The proportion of cases that ends up being reported is as low as one in 10

And yet the narrative that now risks being fuelled is not under-reporting, but rather the false accusations of rape – even though the Home Office believe they make up 8 per cent of reported rapes at the very most. Following Newsnight’s humiliating apology on Friday night, I appeared on BBC 5 Live with the former Tory MP Jerry Hayes; we were both shocked when, prompted by the Lord McAlpine crisis, an interview was aired with a man discussing his experience of being falsely accused of rape. Is this really where the emphasis should lie in the current climate?

What is happening is no longer about securing justice for children who have been raped and tortured, left traumatised, their lives ruined. It is now about undermining victims of abuse, and an ideological crusade to dismantle the BBC by its opponents.

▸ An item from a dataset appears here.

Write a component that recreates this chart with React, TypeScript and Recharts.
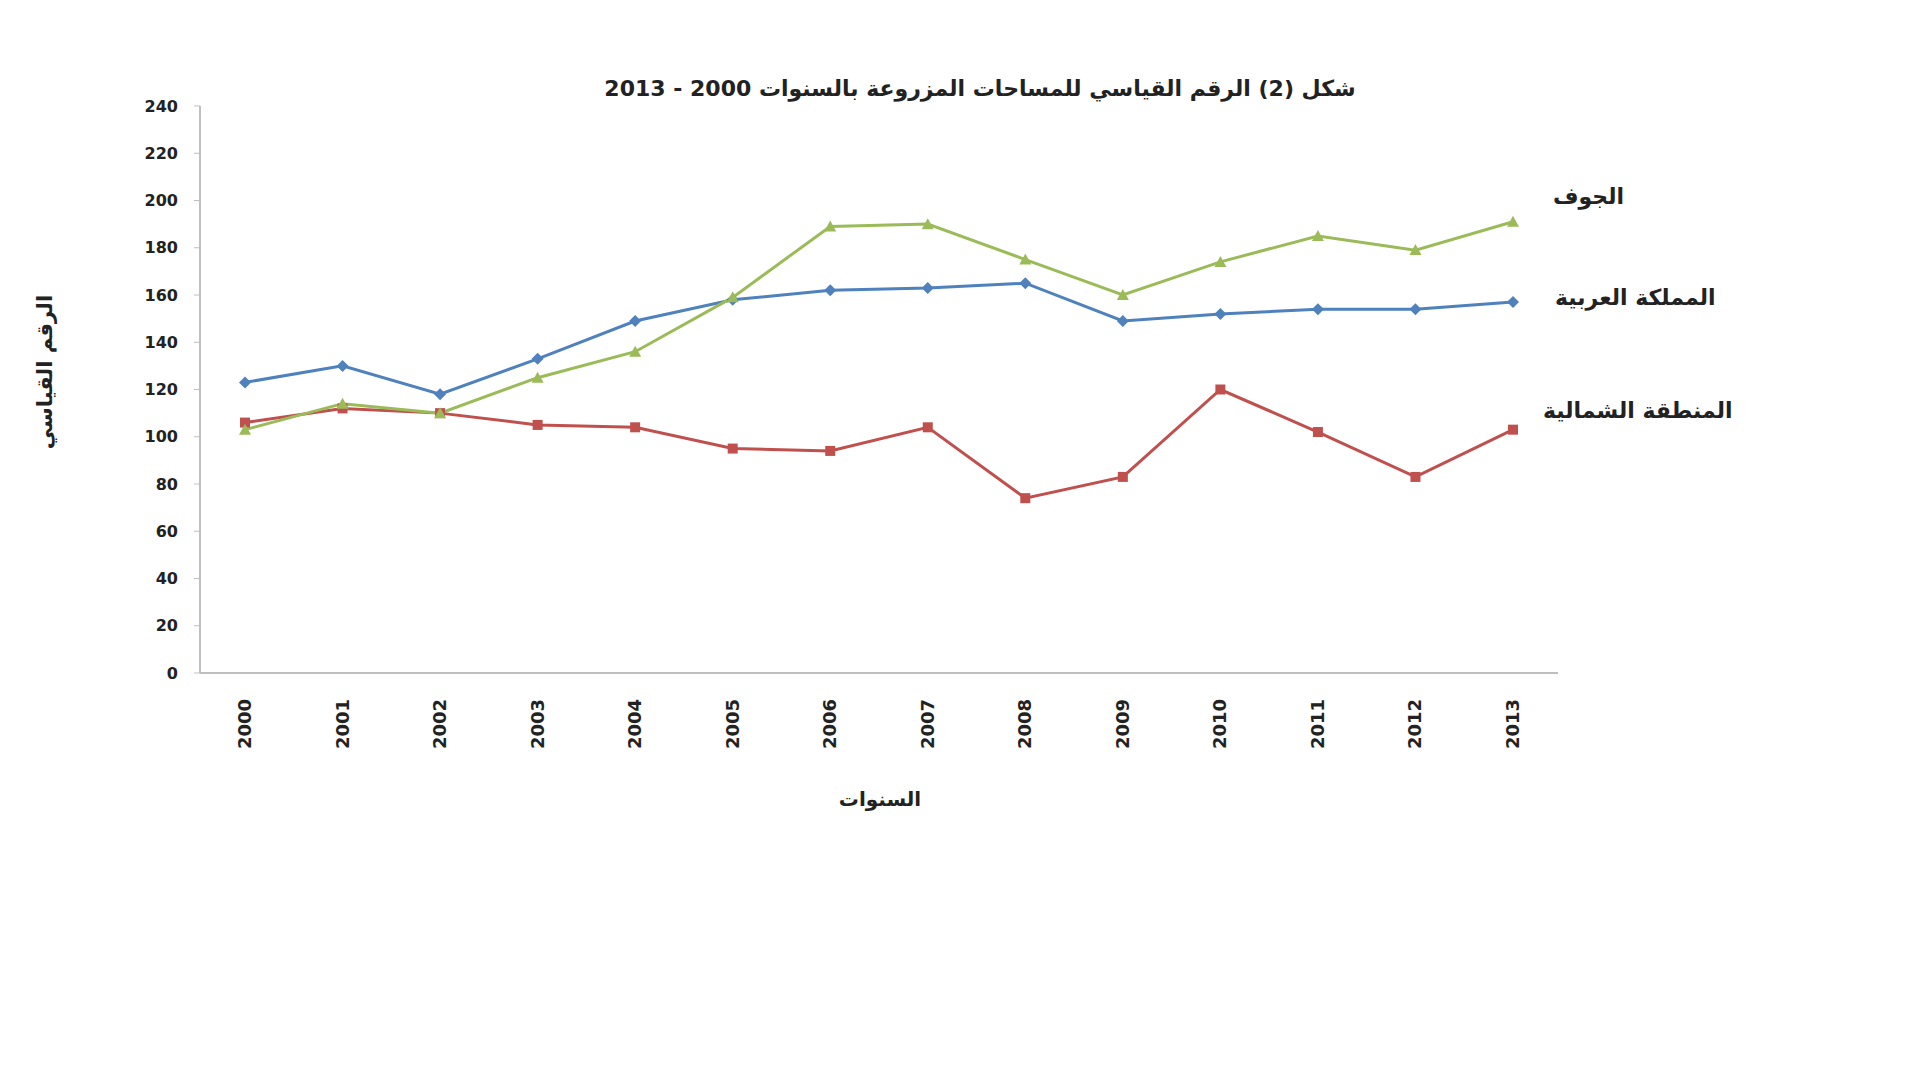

I hesitate to use the word “disgraceful”; it does not begin to cover the shameful depths currently being plunged. Steven Messham was let down badly by the police and by journalists; he is now re-living his abuse while being publicly smeared. This must not be allowed to continue. The focus must return to the victims; to bringing all those responsible to justice; and to encouraging others to speak out. If not, children will continue to be silently raped and abused.

Those twisting this saga have probably not given that any thought. Those with decency and empathy, on the other hand, must – before more damage is done.